### Data lines
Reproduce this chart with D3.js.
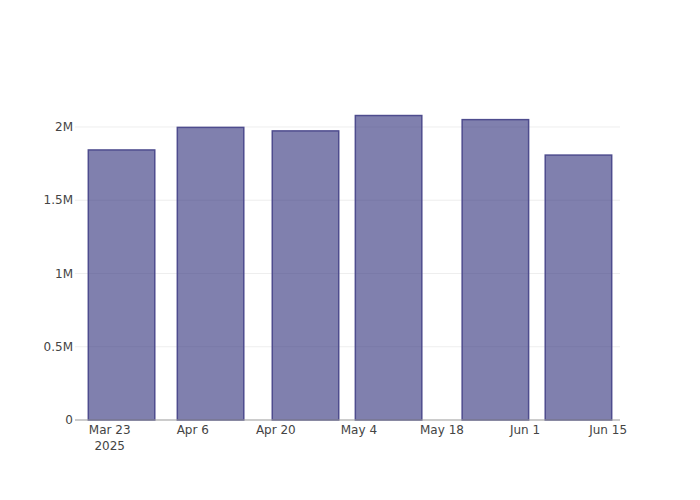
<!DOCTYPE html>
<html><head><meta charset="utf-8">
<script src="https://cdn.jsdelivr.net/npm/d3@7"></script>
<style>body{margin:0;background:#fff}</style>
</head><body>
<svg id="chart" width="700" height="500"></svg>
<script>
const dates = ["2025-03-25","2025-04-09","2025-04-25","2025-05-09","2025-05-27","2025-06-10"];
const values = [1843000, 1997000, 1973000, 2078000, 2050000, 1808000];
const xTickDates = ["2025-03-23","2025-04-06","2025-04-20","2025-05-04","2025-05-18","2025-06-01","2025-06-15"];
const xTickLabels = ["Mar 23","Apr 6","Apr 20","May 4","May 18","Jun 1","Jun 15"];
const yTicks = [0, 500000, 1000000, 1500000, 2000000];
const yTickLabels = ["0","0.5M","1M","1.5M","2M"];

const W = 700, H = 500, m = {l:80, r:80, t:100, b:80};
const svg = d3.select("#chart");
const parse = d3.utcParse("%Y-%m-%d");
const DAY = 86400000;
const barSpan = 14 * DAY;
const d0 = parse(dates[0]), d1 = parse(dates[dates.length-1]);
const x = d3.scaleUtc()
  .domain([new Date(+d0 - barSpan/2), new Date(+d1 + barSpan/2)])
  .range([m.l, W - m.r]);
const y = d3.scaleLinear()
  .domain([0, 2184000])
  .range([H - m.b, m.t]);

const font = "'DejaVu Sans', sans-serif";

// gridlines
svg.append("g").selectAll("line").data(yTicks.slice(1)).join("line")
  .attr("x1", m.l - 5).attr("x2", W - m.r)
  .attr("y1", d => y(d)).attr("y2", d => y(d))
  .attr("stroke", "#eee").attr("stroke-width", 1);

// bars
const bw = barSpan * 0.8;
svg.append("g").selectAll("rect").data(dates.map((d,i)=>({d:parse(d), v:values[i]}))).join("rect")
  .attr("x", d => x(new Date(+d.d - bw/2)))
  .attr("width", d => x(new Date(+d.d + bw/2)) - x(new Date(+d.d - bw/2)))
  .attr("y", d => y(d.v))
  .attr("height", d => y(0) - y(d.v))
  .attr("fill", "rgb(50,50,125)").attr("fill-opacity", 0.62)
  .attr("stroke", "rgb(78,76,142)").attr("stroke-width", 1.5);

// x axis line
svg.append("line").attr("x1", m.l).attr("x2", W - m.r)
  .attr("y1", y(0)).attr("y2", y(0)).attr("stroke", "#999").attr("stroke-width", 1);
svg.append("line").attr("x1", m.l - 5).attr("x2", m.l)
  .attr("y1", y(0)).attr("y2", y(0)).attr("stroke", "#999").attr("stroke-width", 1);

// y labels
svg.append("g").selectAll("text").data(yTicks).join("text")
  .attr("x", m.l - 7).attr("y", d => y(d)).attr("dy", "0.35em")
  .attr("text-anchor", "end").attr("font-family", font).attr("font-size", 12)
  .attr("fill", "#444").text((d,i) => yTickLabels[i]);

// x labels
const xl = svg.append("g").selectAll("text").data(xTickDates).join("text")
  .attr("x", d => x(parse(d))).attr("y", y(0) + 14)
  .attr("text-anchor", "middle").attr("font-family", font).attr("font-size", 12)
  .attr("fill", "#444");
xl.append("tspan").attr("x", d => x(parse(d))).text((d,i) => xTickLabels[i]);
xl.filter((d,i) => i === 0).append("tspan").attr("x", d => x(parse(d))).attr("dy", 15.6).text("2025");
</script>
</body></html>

### Exercise brief
Using the listing above, show each line holding the string "chart".

### Response below
Reproduce this chart with D3.js.
<svg id="chart" width="700" height="500"></svg>
const svg = d3.select("#chart");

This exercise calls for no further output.